Investors cheer Guzman dialing back global ambitions
Our view after US restaurants are closed.
Mentioned: Guzman y Gomez Ltd (GYG)
Guzman y Gomez (ASX: GYG) announced the immediate closure of its eight US restaurants. The company will incur a one-off charge of USD 30 million-USD 40 million. Australia segment fiscal 2026 EBITDA guidance is affirmed at $85 million. Shares jumped 11%.
Why it matters: While the US represented enormous potential, we thought it was a long shot. Chipotle and Taco Bell are deeply entrenched competitors. Stores were not meeting management’s proof-of-concept hurdles, and the pace of progress did not justify further investment.
- The market welcomed the decision to exit a loss-making business that has underwhelmed since the IPO. Attention returns to Australia, where Guzman is the dominant player in Mexican-inspired fast food.
- The exit does not rule out global expansion. The Singapore and Japanese networks are growing. The Australian business is holding up well despite profit warnings from retail peers since the Iran conflict began.
The bottom line: Our $16 fair value estimate for no-moat Guzman y Gomez stands. We ascribed no value to the US opportunity, assuming the segment would not turn a meaningful profit in the next decade. Closure costs are immaterial.
- Australia is the main game. With 32 new restaurants opening in fiscal 2026 and a committed pipeline of more than 100 sites, the growth opportunity is substantial.
- But shares are overvalued. The market appears to be pricing in Guzman’s long-run ambition of 1,000 Australian restaurants, up from about 250 today. We forecast roughly 600 stores in 10 years.
Long view: We expect the rollout to become harder as Guzman pushes into less desirable catchments. McDonald’s, Australia’s dominant chain and a globally proven concept, operates about 1,000 stores after more than 50 years in the country.
- Guzman has a strong local brand and attractive returns for existing franchisees. But the US exit is a reminder that rollouts are hard to execute. We would want more evidence of brand durability before baking in the 1,000-store ambition.

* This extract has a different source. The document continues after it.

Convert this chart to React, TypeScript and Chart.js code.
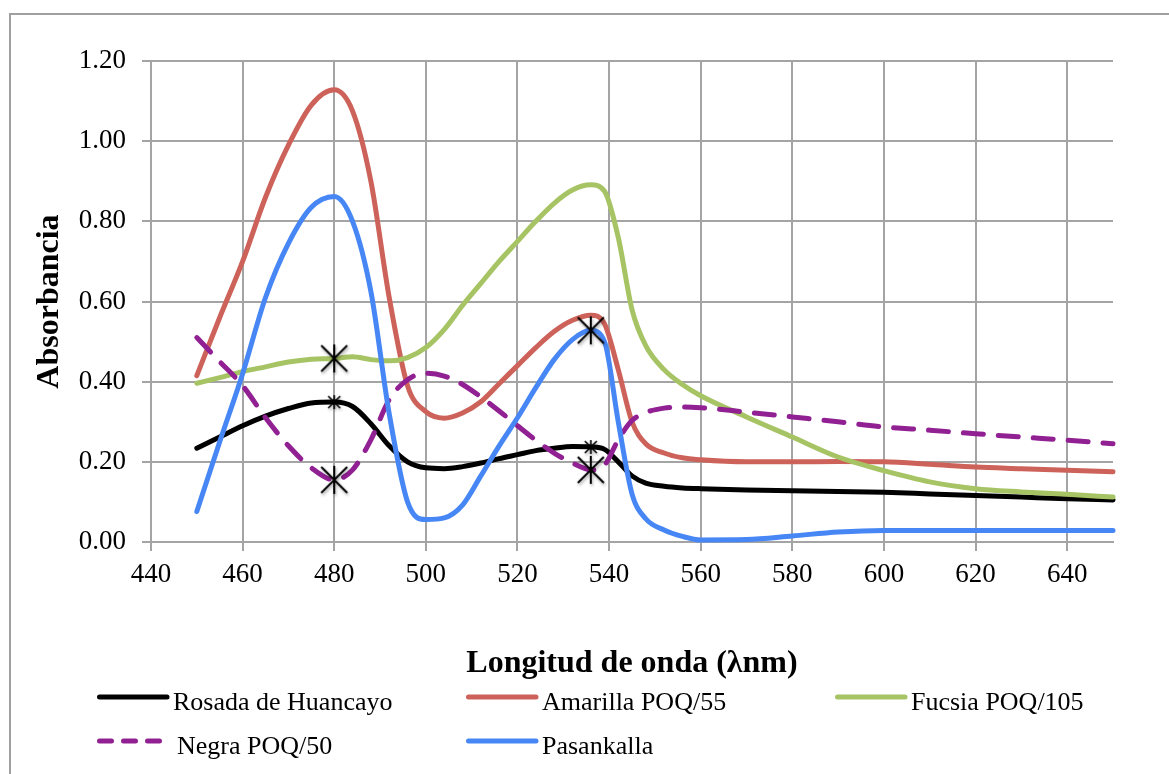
import React, { useEffect, useRef } from 'react';
import { Chart, registerables } from 'chart.js';

Chart.register(...registerables);

// ---- Data ----
const wavelengths = [450, 455, 460, 465, 470, 475, 480, 484, 488, 492, 496, 500, 504, 508, 512, 516, 520, 524, 528, 532, 536, 539, 542, 545, 548, 552, 556, 560, 570, 580, 590, 600, 610, 620, 630, 640, 650];

const rosada = [0.234, 0.262, 0.290, 0.314, 0.333, 0.347, 0.349, 0.338, 0.295, 0.240, 0.200, 0.185, 0.183, 0.188, 0.197, 0.208, 0.218, 0.228, 0.234, 0.238, 0.237, 0.231, 0.200, 0.165, 0.147, 0.139, 0.135, 0.133, 0.130, 0.128, 0.126, 0.124, 0.120, 0.116, 0.112, 0.108, 0.105];

const amarilla = [0.415, 0.560, 0.700, 0.860, 0.990, 1.090, 1.128, 1.075, 0.900, 0.610, 0.390, 0.325, 0.309, 0.322, 0.350, 0.395, 0.440, 0.485, 0.525, 0.553, 0.566, 0.544, 0.430, 0.300, 0.245, 0.222, 0.210, 0.205, 0.200, 0.200, 0.201, 0.200, 0.194, 0.187, 0.183, 0.179, 0.175];

const fucsia = [0.396, 0.410, 0.425, 0.437, 0.449, 0.456, 0.458, 0.462, 0.455, 0.452, 0.460, 0.485, 0.530, 0.590, 0.645, 0.700, 0.750, 0.800, 0.845, 0.878, 0.891, 0.875, 0.760, 0.580, 0.490, 0.430, 0.393, 0.365, 0.312, 0.262, 0.212, 0.178, 0.150, 0.133, 0.125, 0.119, 0.112];

const negra = [0.510, 0.450, 0.390, 0.310, 0.240, 0.185, 0.155, 0.180, 0.255, 0.355, 0.405, 0.421, 0.414, 0.393, 0.362, 0.327, 0.290, 0.254, 0.222, 0.197, 0.180, 0.192, 0.255, 0.303, 0.323, 0.334, 0.337, 0.335, 0.324, 0.312, 0.300, 0.287, 0.279, 0.270, 0.262, 0.254, 0.245];

const pasankalla = [0.076, 0.250, 0.420, 0.610, 0.745, 0.835, 0.862, 0.800, 0.625, 0.320, 0.100, 0.056, 0.060, 0.092, 0.165, 0.240, 0.310, 0.385, 0.455, 0.505, 0.528, 0.500, 0.300, 0.120, 0.058, 0.030, 0.014, 0.005, 0.006, 0.015, 0.025, 0.029, 0.029, 0.029, 0.029, 0.029, 0.029];

const xTickValues = [440, 460, 480, 500, 520, 540, 560, 580, 600, 620, 640];

const seriesLabels = ['Rosada de Huancayo', 'Amarilla POQ/55', 'Fucsia POQ/105', 'Negra POQ/50', 'Pasankalla'];
const seriesValues = [rosada, amarilla, fucsia, negra, pasankalla];
const seriesColors = ['#000000', '#CD625A', '#A7C465', '#912093', '#4686F5'];
const seriesDashed = [false, false, false, true, false];

// marked data points (wavelengths) per series, and whether marker is large
const markedAt = [[480, 536], [], [480], [480, 536], [536]];
const markerLarge = [false, false, true, true, true];

const gridColor = '#a4a4a4';

function makeMarker(size: number, lw: number) {
  const pad = 5;
  const c = document.createElement('canvas');
  c.width = size + pad * 2;
  c.height = size + pad * 2;
  const g = c.getContext('2d')!;
  g.strokeStyle = '#000';
  g.lineWidth = lw;
  g.shadowColor = 'rgba(0,0,0,0.35)';
  g.shadowBlur = 3;
  g.shadowOffsetX = 1;
  g.shadowOffsetY = 2;
  const m = pad, M = pad + size, cx = c.width / 2;
  g.beginPath();
  g.moveTo(m, m); g.lineTo(M, M);
  g.moveTo(M, m); g.lineTo(m, M);
  g.moveTo(cx, m - 1); g.lineTo(cx, M + 1);
  g.stroke();
  return c;
}

const framePlugin = {
  id: 'frame',
  beforeDraw(chart: any) {
    const c = chart.ctx;
    c.save();
    c.fillStyle = '#fff';
    c.fillRect(0, 0, chart.width, chart.height);
    c.strokeStyle = '#a0a0a0';
    c.lineWidth = 2;
    c.strokeRect(10, 14, 1250, 900);
    c.restore();
  },
};

const legendColX = [97, 466, 835];
const legendRowY = [697, 741];

const gridLegendPlugin = {
  id: 'gridLegend',
  afterDraw(chart: any) {
    const c = chart.ctx;
    chart.data.datasets.forEach((ds: any, i: number) => {
      const col = i % 3;
      const row = Math.floor(i / 3);
      const x0 = legendColX[col];
      const y = legendRowY[row];
      c.save();
      c.strokeStyle = ds.borderColor;
      c.lineWidth = 5;
      c.lineCap = 'round';
      c.beginPath();
      if (ds.borderDash && ds.borderDash.length) {
        c.setLineDash([12, 12]);
        c.moveTo(x0 + 2.5, y);
        c.lineTo(x0 + 62.5, y);
      } else {
        c.moveTo(x0 + 2.5, y);
        c.lineTo(x0 + 70, y);
      }
      c.stroke();
      c.setLineDash([]);
      c.fillStyle = '#000';
      c.font = '26px "Liberation Serif", "Times New Roman", serif';
      c.textBaseline = 'alphabetic';
      c.textAlign = 'left';
      c.fillText(ds.label, x0 + (row === 1 && col === 0 ? 80 : 76), y + 13);
      c.restore();
    });
  },
};

export default function App() {
  const ref = useRef<HTMLCanvasElement>(null);

  useEffect(() => {
    document.body.style.margin = '0';
    Chart.defaults.font.family = '"Liberation Serif", "Times New Roman", serif';
    Chart.defaults.color = '#000';

    const bigMarker = makeMarker(26, 2);
    const smallMarker = makeMarker(12, 1.6);

    const isMarked = (di: number, raw: any) =>
      raw && markedAt[di] && markedAt[di].indexOf(raw.x) >= 0;

    const datasets = seriesLabels.map((label, i) => ({
      label,
      data: wavelengths.map((x, k) => ({ x, y: seriesValues[i][k] })),
      borderColor: seriesColors[i],
      backgroundColor: seriesColors[i],
      borderWidth: 5,
      borderDash: seriesDashed[i] ? [20, 15] : [],
      borderCapStyle: 'round',
      borderJoinStyle: 'round',
      cubicInterpolationMode: 'monotone',
      fill: false,
      order: seriesLabels.length - i,
      clip: 8,
      pointRadius: (ctx: any) => (isMarked(ctx.datasetIndex, ctx.raw) ? 8 : 0),
      pointHoverRadius: 0,
      pointHitRadius: 0,
      pointBorderWidth: 0,
      pointStyle: (ctx: any) =>
        isMarked(ctx.datasetIndex, ctx.raw)
          ? (markerLarge[ctx.datasetIndex] ? bigMarker : smallMarker)
          : 'circle',
    }));

    const chart = new Chart(ref.current!, {
      type: 'line',
      data: { datasets } as any,
      plugins: [framePlugin, gridLegendPlugin],
      options: {
        animation: false,
        responsive: false,
        devicePixelRatio: 1,
        events: [],
        layout: { padding: { left: 10, right: 56, top: 61, bottom: 84 } },
        plugins: { legend: { display: false }, tooltip: { enabled: false } },
        scales: {
          x: {
            type: 'linear',
            min: 440,
            max: 650,
            afterBuildTicks: (s: any) => {
              s.ticks = xTickValues.map((v) => ({ value: v }));
            },
            afterFit: (s: any) => {
              s.height = 148;
            },
            ticks: {
              stepSize: 20,
              padding: 8,
              color: '#000',
              font: { size: 27 },
              maxRotation: 0,
              autoSkip: false,
            },
            grid: { color: gridColor, lineWidth: 2, tickLength: 9 },
            border: { color: gridColor, width: 2 },
            title: {
              display: true,
              text: 'Longitud de onda (λnm)',
              color: '#000',
              font: { size: 32, weight: 'bold' },
              padding: { top: 0, bottom: 7 },
            },
          },
          y: {
            min: 0,
            max: 1.2,
            afterFit: (s: any) => {
              s.width = 141;
            },
            ticks: {
              stepSize: 0.2,
              padding: 16,
              color: '#000',
              font: { size: 27 },
              callback: (v: any) => Number(v).toFixed(2),
            },
            grid: { color: gridColor, lineWidth: 2, tickLength: 9 },
            border: { color: gridColor, width: 2 },
            title: {
              display: true,
              text: 'Absorbancia',
              color: '#000',
              font: { size: 32, weight: 'bold' },
              padding: { top: 21, bottom: 0 },
            },
          },
        },
      } as any,
    });

    return () => chart.destroy();
  }, []);

  return (
    <canvas
      ref={ref}
      width={1169}
      height={774}
      style={{ display: 'block', width: 1169, height: 774 }}
    />
  );
}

Guzman’s global expansion set back by US exit
Guzman y Gomez operates a hybrid store ownership model, running corporate-owned restaurants and licensing its brand to franchisees. The company expects around 40% of stores will be corporate-owned over the long run. Most stores are in Australia, but Guzman also has a nascent presence in Singapore and Japan through master franchisee agreements.
Rolling out stores under a franchise model significantly reduces Guzman’s capital investment and funding needs. Franchisees are responsible for new store capital expenditure and ongoing maintenance. The more capital-intensive corporate stores provide Guzman with greater control over customer experience and serve as a testing ground for new ideas to optimize operations and improve its offering.
In return for using its brand and operating model, Guzman collects a royalty fee from franchisees. The royalty rate flexes with store turnover and averaged about 8% of global franchisee sales in fiscal 2024. This is a higher royalty rate than KFC franchisee Collins Foods pays Yum Brands. However, after adjusting for other fees, we estimate a franchisee’s total payments to the brand owners, as a share of sales, are on par.
Based on recent return metrics, we think Guzman franchisees will support the rollout of around 40 new stores per year for the next decade—of which, on average, we estimate franchisees open 24, and the company operates the other 16. However, because the brand is still relatively young and its strength is yet to be fully tested, the planned expansion may need to slow in the longer term if store economics diminish. Beyond our 10-year explicit forecast horizon, we think the rollout will become more challenging as Guzman pushes into less lucrative catchments and faces more competition from quick-service restaurant operators with stronger brands, including McDonald’s, KFC, and Domino’s.
Bulls say
- It is early days, but Guzman’s Australian restaurant economics rival those of best-in-class brands KFC and McDonald’s. This is the key metric for a durable, franchisee-driven store rollout.
- The Australian QSR market is highly fragmented, and larger brands like Guzman could keep taking share from independent operators.
- Guzman is demographically well positioned. It has a young, health-conscious customer base and sees higher average spending per transaction than major QSR peers.
Bears say
- Guzman needs to ensure store economics hold up as its ambitious rollout progresses. Overly aggressive expansion could destroy value.
- Guzman isn’t the only Mexican-inspired QSR chain with ambitious rollout plans in Australia with home-grown Zambrero and global brand Taco Bell key competitors.
- Exporting the Guzman brand into new markets could unlock value but also bears risks. The failed US market entry was a measured but costly distraction from the Australian business.